By: Justin Felisko May 26, 2015 @ 06:00:00 PM
PUEBLO, Colo. – When Mike Lee made his Built Ford Tough Series debut in 2002, the 18-year-old rookie looked around the locker room and saw legend upon legend sitting in his presence.
There was nine-time World Champion Ty Murray, eventual three-time World Champion Adriano Moraes, two-time PRCA champion Jim Sharp, soon-to-be 2002 World Champion Ednei Caminhas, future two-time World Champions Justin McBride and Chris Shivers, 2002 Tampa winner and 1999 PBR Rookie of the Year and PRCA champion Mike White and another solid handful of future PBR Ring of Honor inductees.
In fact, Lee is the one active rider competing at this weekend’s Built Ford Tough Ring of Honor: Unfinished Business, presented by BlueDEF, pay-per-view event that has competed with the eight PBR legends who have unretired to compete in a $160,000 challenge in Decatur, Texas.
“Oh man, you are making me feel old,” Lee said before laughing. “Back then I was a young kid and I really didn’t say much. I just watched everybody. That is what I am good at – just watching people and learning. I absorbed and kept my mouth shut and watched how they got her done and how their attitude was and how their emotion was too. It really helps a young man to see what it takes to get somewhere.”
Lee ran through the list of the eight PBR legends – McBride, Shivers, White, J.W. Hart, Ross Coleman, Cody Custer, Tater Porter and Michael Gaffney– and talked about the varying things he noticed and learned by observing throughout his career before the start of this past weekend’s Last Cowboy Standing.
He remembers how helpful Porter and Gaffney were, and the amazing rides put together by McBride, Shivers and White.
“I remember Tater Porter was a really tough guy and watching him get by a lot of rank bulls,” Lee said. “He is a really cool guy too, and he would help everybody. Michael Gaffney was a great guy to be around. He was always helping people and he had a really pretty riding style to watch. When he got tapped off he couldn’t ride one any better.”
Lee also noted how impressive it was to watch Coleman grit his way to the 8-second mark despite being one of the taller bull riders in the PBR and how calm Custer was no matter the scenario.
All of those observations certainly have helped Lee become a World Champion and a potential Ring of Honor inductee in his own right. In 14 years on the BFTS, Lee has ridden the second-most bulls in PBR history (472), won 13 BFTS events and in 2004 he became the first rider to win the world title and the World Finals event average in the same season.

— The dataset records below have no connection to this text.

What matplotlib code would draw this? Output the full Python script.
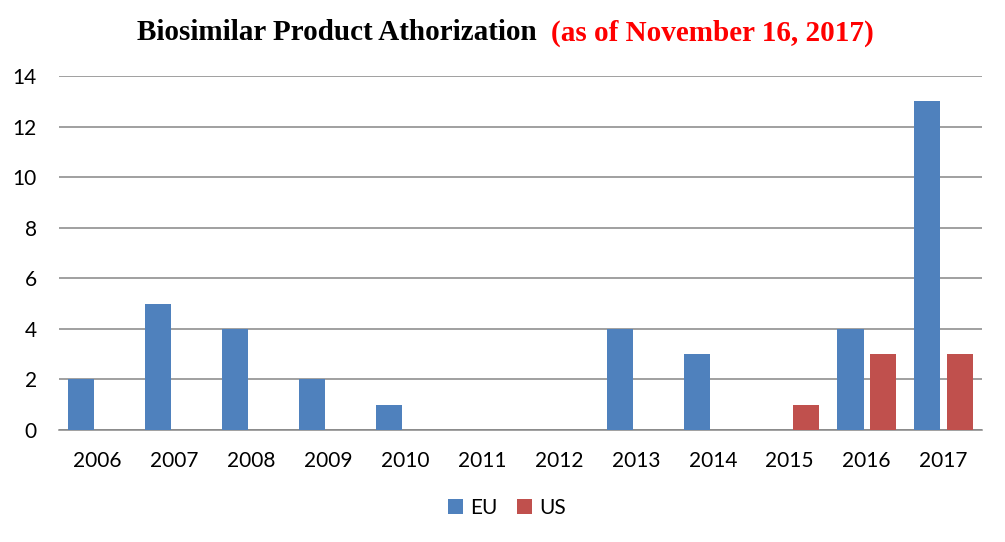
import matplotlib
matplotlib.use("Agg")
import matplotlib.pyplot as plt
import numpy as np

years = ["2006", "2007", "2008", "2009", "2010", "2011", "2012", "2013", "2014", "2015", "2016", "2017"]
eu = [2, 5, 4, 2, 1, 0, 0, 4, 3, 0, 4, 13]
us = [0, 0, 0, 0, 0, 0, 0, 0, 0, 1, 3, 3]
yticks = [0, 2, 4, 6, 8, 10, 12, 14]
title_main = "Biosimilar Product Athorization"
title_note = "(as of November 16, 2017)"

W, H = 1005, 542
fig = plt.figure(figsize=(W / 100, H / 100), dpi=100)
ax = fig.add_axes([59 / W, 112 / H, (982 - 59) / W, (430 - 76) / H])

x = np.arange(len(years))
bw = 0.34
off = 0.21
ax.bar(x - off, eu, width=bw, color="#4F81BD", label="EU", zorder=3)
ax.bar(x + off, us, width=bw, color="#C0504D", label="US", zorder=3)

ax.set_xlim(-0.5, len(years) - 0.5)
ax.set_ylim(0, 14)
ax.set_yticks(yticks)
ax.set_xticks(x)
ax.set_xticklabels(years)
ax.yaxis.grid(True, color="#868686", linewidth=1.1, zorder=0)
ax.set_axisbelow(True)
for s in ["top", "right", "left"]:
    ax.spines[s].set_visible(False)
ax.spines["bottom"].set_color("#868686")
ax.spines["bottom"].set_linewidth(1.1)
ax.tick_params(axis="both", length=0, labelsize=15)
ax.tick_params(axis="x", pad=15)
ax.tick_params(axis="y", pad=16)
for lab in ax.get_xticklabels() + ax.get_yticklabels():
    lab.set_fontfamily("Lato")

leg = fig.legend(loc="center", bbox_to_anchor=(507 / W, 1 - 508 / H), ncol=2, frameon=False,
                 prop={"family": "Lato", "size": 15}, handlelength=0.75, handleheight=0.75,
                 handletextpad=0.35, columnspacing=0.9)

t1 = fig.text(137 / W, 1 - 33 / H, title_main, fontsize=21, fontweight="bold",
              family="Liberation Serif", color="black", va="center", ha="left")
fig.canvas.draw()
bb = t1.get_window_extent()
fig.text((bb.x1 + 14) / W, 1 - 33 / H, title_note, fontsize=21, fontweight="bold",
         family="Liberation Serif", color="#FF0000", va="center", ha="left")

fig.savefig("out.png", dpi=100)
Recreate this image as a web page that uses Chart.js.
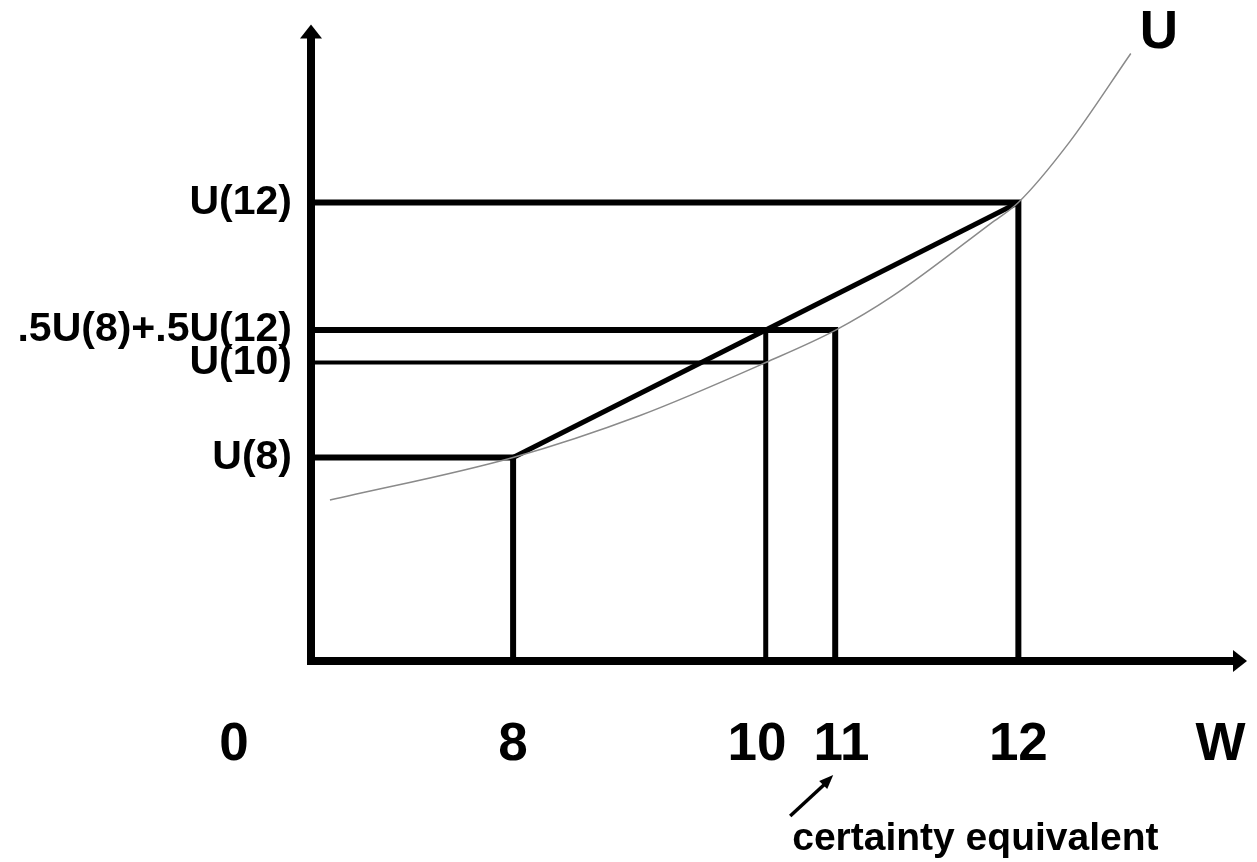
<!DOCTYPE html>
<html>
<head>
<meta charset="utf-8">
<script src="https://cdn.jsdelivr.net/npm/chart.js@4.4.1/dist/chart.umd.min.js"></script>
<style>
  body { margin: 0; background: #fff; }
  canvas { display: block; }
</style>
</head>
<body>
<canvas id="utility_chart" width="1257" height="862"></canvas>
<script>
// wealth values marked on the W axis
const wealthPoints = [8, 10, 12];
const certaintyEq = 10.55;           // where the 11 line sits on the drawing
const xTickVals = [8, 9.93, 10.6, 12, 13.6];
const xTickLabels = ["8", "10", "11", "12", "W"];

// utility levels
const u8 = 4.44;
const u10 = 6.51;
const u12 = 10;
const uExpected = 7.22;
const yTickVals = [u8, u10, uExpected, u12];
const yTickLabels = ["U(8)", "U(10)", ".5U(8)+.5U(12)", "U(12)"];

// the utility curve
const curveW = [6.55, 8, 9, 10, 10.55, 11, 11.78, 12, 12.4, 12.89];
const curveU = [3.51, 4.44, 5.35, 6.51, 7.21, 7.95, 9.54, 10, 11.3, 13.25];

const X_MIN = 6.4, X_MAX = 13.81, Y_MIN = 0, Y_MAX = 13.88;
const FONT = "'Liberation Sans', Arial, sans-serif";

function seg(points, width) {
  return {
    data: points.map(p => ({x: p[0], y: p[1]})),
    borderColor: "#000",
    borderWidth: width,
    borderJoinStyle: "miter",
    pointRadius: 0,
    tension: 0,
    fill: false
  };
}

const datasets = [
  {
    data: curveW.map((w, i) => ({x: w, y: curveU[i]})),
    borderColor: "#8a8a8a",
    borderWidth: 1.5,
    pointRadius: 0,
    cubicInterpolationMode: "monotone",
    fill: false
  },
  seg([[X_MIN, u12], [wealthPoints[2], u12], [wealthPoints[2], 0]], 6),
  seg([[X_MIN, u8], [wealthPoints[0], u8], [wealthPoints[0], 0]], 6),
  seg([[X_MIN, uExpected], [certaintyEq, uExpected], [certaintyEq, 0]], 6),
  seg([[X_MIN, u10], [wealthPoints[1], u10]], 4),
  seg([[wealthPoints[1], uExpected], [wealthPoints[1], 0]], 5),
  seg([[wealthPoints[0], u8], [wealthPoints[2], u12]], 5)
];

const xTickLen = 53;
const xFontSize = 53;

const annotate = {
  id: "annotate",
  afterDraw(chart) {
    const ctx = chart.ctx;
    const a = chart.chartArea;
    const xs = chart.scales.x, ys = chart.scales.y;
    ctx.save();
    ctx.fillStyle = "#000";
    ctx.strokeStyle = "#000";

    // axes with arrow heads
    ctx.lineWidth = 8;
    ctx.lineCap = "butt";
    ctx.beginPath();
    ctx.moveTo(a.left, a.bottom + 4);
    ctx.lineTo(a.left, a.top + 12);
    ctx.moveTo(a.left - 4, a.bottom);
    ctx.lineTo(a.right - 12, a.bottom);
    ctx.stroke();
    ctx.beginPath();
    ctx.moveTo(a.left, a.top);
    ctx.lineTo(a.left - 11, a.top + 14);
    ctx.lineTo(a.left + 11, a.top + 14);
    ctx.closePath();
    ctx.fill();
    ctx.beginPath();
    ctx.moveTo(a.right, a.bottom);
    ctx.lineTo(a.right - 14, a.bottom - 11);
    ctx.lineTo(a.right - 14, a.bottom + 11);
    ctx.closePath();
    ctx.fill();

    // "0" under the origin
    ctx.font = "bold " + xFontSize + "px " + FONT;
    ctx.textAlign = "center";
    ctx.textBaseline = "middle";
    ctx.fillText("0", a.left - 77, a.bottom + xTickLen + xFontSize * 0.6);

    // curve label
    const endX = xs.getPixelForValue(curveW[curveW.length - 1]);
    const endY = ys.getPixelForValue(curveU[curveU.length - 1]);
    ctx.font = "bold 53px " + FONT;
    ctx.fillText("U", endX + 28, endY - 20);

    // certainty equivalent note
    const ceX = xs.getPixelForValue(certaintyEq);
    ctx.font = "bold 39px " + FONT;
    ctx.textAlign = "left";
    ctx.fillText("certainty equivalent", ceX - 43, 839);
    ctx.lineWidth = 3.5;
    ctx.beginPath();
    ctx.moveTo(ceX - 45, 816);
    ctx.lineTo(ceX - 6, 780);
    ctx.stroke();
    ctx.beginPath();
    ctx.moveTo(ceX - 2, 775);
    ctx.lineTo(ceX - 16, 781);
    ctx.lineTo(ceX - 8, 789);
    ctx.closePath();
    ctx.fill();
    ctx.restore();
  }
};

new Chart("utility_chart", {
  type: "line",
  data: { datasets: datasets },
  options: {
    responsive: false,
    animation: false,
    layout: { padding: { top: 24, right: 10, left: 0, bottom: 0 } },
    plugins: { legend: { display: false }, tooltip: { enabled: false } },
    scales: {
      x: {
        type: "linear",
        min: X_MIN,
        max: X_MAX,
        afterBuildTicks: (scale) => { scale.ticks = xTickVals.map(v => ({value: v})); },
        afterFit: (scale) => { scale.height = 862 - 661; },
        border: { display: false },
        grid: { display: true, drawOnChartArea: false, drawTicks: true, tickLength: xTickLen, tickColor: "transparent" },
        ticks: {
          autoSkip: false,
          maxRotation: 0,
          padding: 0,
          color: "#000",
          font: { family: FONT, size: xFontSize, weight: "bold" },
          callback: (v, i) => xTickLabels[i]
        }
      },
      y: {
        type: "linear",
        min: Y_MIN,
        max: Y_MAX,
        afterBuildTicks: (scale) => { scale.ticks = yTickVals.map(v => ({value: v})); },
        afterFit: (scale) => { scale.width = 311; },
        border: { display: false },
        grid: { display: true, drawOnChartArea: false, drawTicks: true, tickLength: 19, tickColor: "transparent" },
        ticks: {
          autoSkip: false,
          padding: 0,
          color: "#000",
          font: { family: FONT, size: 41, weight: "bold" },
          callback: (v, i) => yTickLabels[i]
        }
      }
    }
  },
  plugins: [annotate]
});
</script>
</body>
</html>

Lee is also one of the toughest bull riders in the PBR, having competed in 20 or more events every season except 2005 when he missed six months with a dislocated left shoulder.
The 31-year-old recalled no matter how hurt Hart ever was, you could always bet on him showing up to an event.
Hart competed in a then-PBR record 197 consecutive events.
“J.W. Hart went through a lot of pain,” Lee said. “I remember that. He got stomped on quite a bit, but he always showed up next week.”
Lee will be competing in the BlueDEF Velocity Tour event, as well as the Champion’s Challenge, on Saturday night in Decatur despite injuring his free arm two weeks ago in Hico, Texas, when he was stepped on by Butcher’s Nightmare.
“I was making a good ride on him and he kind of quit on me and he got me off my butt and I didn’t quit and I tried to hang on,” Lee said. “What that does is when you try to hang on until the whistle he either throws you to the hard ground or underneath him. I kind of got underneath him and his back foot stepped on my arm pretty good.
“(Dr.) Tandy (Freeman) thinks it is going to take some time for that hand to start working right, but my arm works good. It is just my hand is a little funny. That is all.”
Lee is currently 16th in the world standings and the Decatur resident has gone 15-for-52 (28.85 percent) on the BFTS. He won the 15/15 Bucking Battle in Nampa, Idaho, as well as the BFTS event in Sioux Falls, South Dakota.
Last year, Lee placed first and second at the J.W. Hart Invitational by going 2-for-5 after triple-entering in the event. He rode Bruiser in the first round for 91 points and David’s Dream for 88 points in the championship round.
“I like being outdoors,” Lee said. “You feel the wind, the rain and whatever it brings and it makes me relax a little more.”
Despite not being the oldest rider on the BFTS, he is one of the most experienced now. The only other rider from Lee’s first BFTS event that competed this last weekend in Las Vegas was Billy Robinson.
Lee admitted that things are different now in the locker room compared to then.
“I think it is a little bit different,” Lee said. “It seems like everything is a younger crowd and younger personality. There is a difference between a 20-year-old and a 30-year-old. I am just in their shoes now. It has kind of flipped a little bit. I see things form a different perspective now.”